Bu başlıklar genellikle haberin unsurlarından en az birinin muğlaklaştırılması ya da manipüle edilmesi yoluyla üretiliyor. Sözgelimi, 'Cuma namazı sonrası camiye bombalı saldırı' başlığını attığınızda okur telaşlanarak linke tıklıyor. Bir de bakıyorlar ki olay bir Ortadoğu ülkesinde gerçekleşmiş.
Darbeler yaşamış bir ülkenin vatandaşı olarak 'Ordu yönetime el koydu' başlığı okurda farklı çağrışımlar yapıyor. Oysa haber bir Afrika ülkesinde gerçekleşiyor.
Elbette bu olayların da haber değeri var. Başlıklar da teknik olarak yanlış görünmüyor, biliyorum. Suç değil en azından. Fakat hepimiz biliyoruz ki bu başlıklar okuru avlamak için atılıyor. Haber sitesi editörlerinin ve haber sitelerinin bu avcı güdüsüyle yüzleşmeleri ve vicdan muhasebesi yapmaları yararlı olacaktır.
Üç noktalı başlıklar
Okurun merak duygusuna seslenmek iyidir, evet, ama bu duyguyu sömürmemek, suiistimal etmemek gerekir. Bu minvalde, son dönemde bir de sonu üç noktayla biten başlıklar türedi. İnternet siteleri, 'Aracıyla kadına çarptı; Yetmedi ormana girip saatlerce...', 'Çok şaşıracaksınız, Soyunan genç kız gizli kamerayı fark edince...' ya da 'Canlı yayında şok hareket, Muhabire arkadan usulca yaklaştı ve...' gibi başlıklardan geçilmiyor.

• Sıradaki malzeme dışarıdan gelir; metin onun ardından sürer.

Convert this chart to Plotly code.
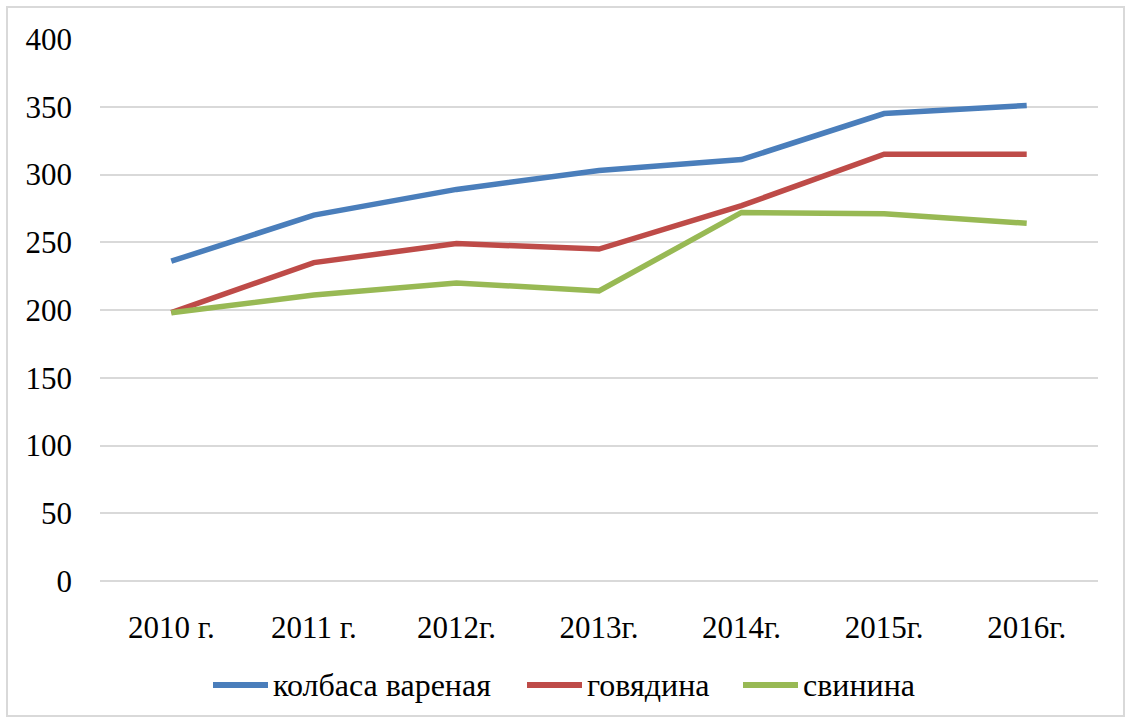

Bu başlıklar ciddi haber sitelerine yakışmıyor.
Uyum sorunu
Kimi çengel başlıklarda karşılaştığımız sorunlardan biri ise kopukluk. Başlık ile haber arasında zayıf bir bağ olsa bile uyumsuzluk ortaya çıkıyor. Başlıkta 'Whatsapp Kullanıcılarına Kötü Haber' yazıyor ama metinde bu kötü haberin ne olduğu açıklanmamış. 'Uçuk nasıl geçer' demiş yazarımız ya da editörümüz ama nasıl geçtiğini lütfedip bir cümle ile de olsa açıklamamış.
Bir başka sorun ise ironi ile ciddiyet arasındaki geçişkenliğin artması. Yazımızı buna dair bir örnekle bitirelim:
sabah.com.tr'de 'Eğer federasyon incelerse Galatasaray'ın şampiyonluğu elinden alınabilir' başlığını gören okurlarımız şaşırmışlar. Farklı spor yazarlarının yorumlarından oluşan çok sayıda sayfayı sonuna kadar okuduklarında görmüşler ki bu cümle Erman Toroğlu'nun kaleci Muslera'nın performansı hakkında yaptığı bir espriden ibaretmiş.